At 5:30 pm, Elaine returned home:
“When I came into the house that night after work, I realized right away that the doors to all the rooms were open, and our rabbit, who we usually just kept in the kitchen, was hopping all over the place.”
David's truck was still in the driveway, with the keys in the ignition. His un-cashed paycheck was on the dashboard and his 9-millimeter gun was in the glove box. But David was gone. Elaine didn’t know what to make of the situation:
“As the days went on and there was no news from him-- we checked his bank account. There was no activity on his bank account. You start to believe that, you know, maybe something did happen, but why?”
The answer came with the spring thaw. The body of David Cox was discovered on the banks of a river in Medfield, Massachusetts, about five miles from his apartment.
Sgt. Kevin Shea of Massachusetts State Police, describes the manner of death:
“He was shot, according to the ME, four times-- once at the base of the rear of the neck and three times in the left side torso area.”
It was clear that robbery was not the motive. David’s cash and his credit cards were still in his wallet. And police ruled out a random attack.
Sgt. Shea believes David left home with someone he knew:
“It's our belief that he got in the car willingly, that he knew who was coming to pick him up, and that he went to this area and walked into the woods with this person. I think that if it was somebody that was just holding a gun on him or something like that, that they would do it within the first 30 or 40 yards into the woods. David was found almost three-quarters-to-a-mile walk into the woods.”
David’s attorney, Donald Marcari, thinks the murder was somehow related to the military:
“I don't know why David was killed. I personally believe it had something to do with the military.

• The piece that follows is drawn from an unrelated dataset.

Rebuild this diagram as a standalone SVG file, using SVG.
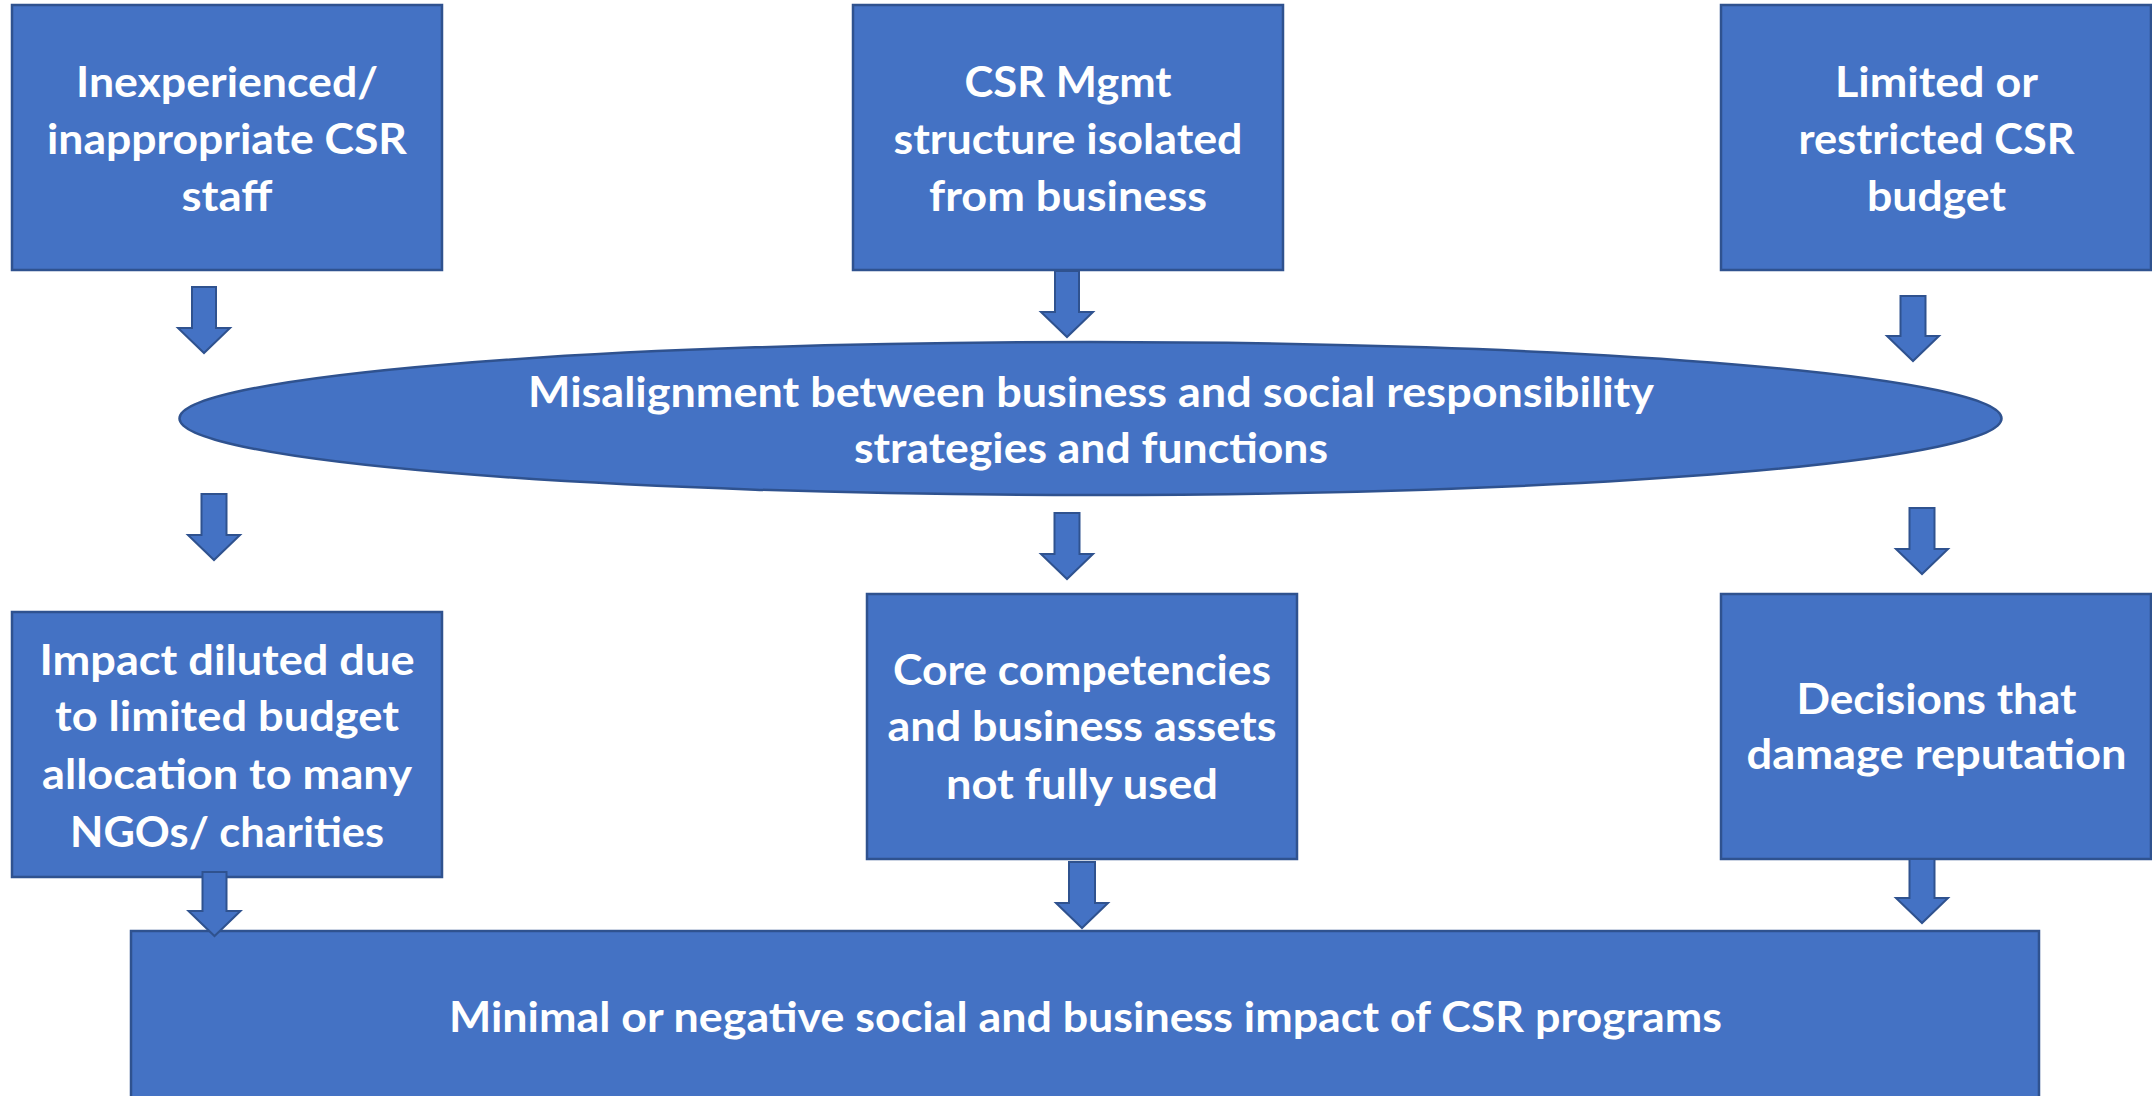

He was taken out of his house without signs of struggle, he was wearing his Marine Corps jacket, which he never wore. He was found between two hunting ranges where gunshots would not be unusual, and he was murdered execution style.”
But what was the motive?
After the release of “A Few Good Men,” David gave an interview on the radio. He was quite vocal about his story and the U.S. activities in Cuba. David’s mother worried that he had been too outspoken:
“After I heard that interview on the radio, I spoke to him, and I said, ‘I don't like what you're doing. I think what you're doing is dangerous’ I think he felt far too free to just speak his mind.”
David's brother, Steve, had a different theory suggesting another possible scenario. He thought that perhaps the murder was connected to David’s job at UPS:
“A couple of months before Dave disappeared, he'd mentioned to me that he had come upon a supervisor and one of the drivers involved in some type of activity, what he believed to be was theft.”
According to Sgt. Kevin Shea, nothing has been ruled out and the investigation is still open:
“It'll remain open until we solve it. Again, we'll follow any leads that come through vigorously, and do that until it is solved.”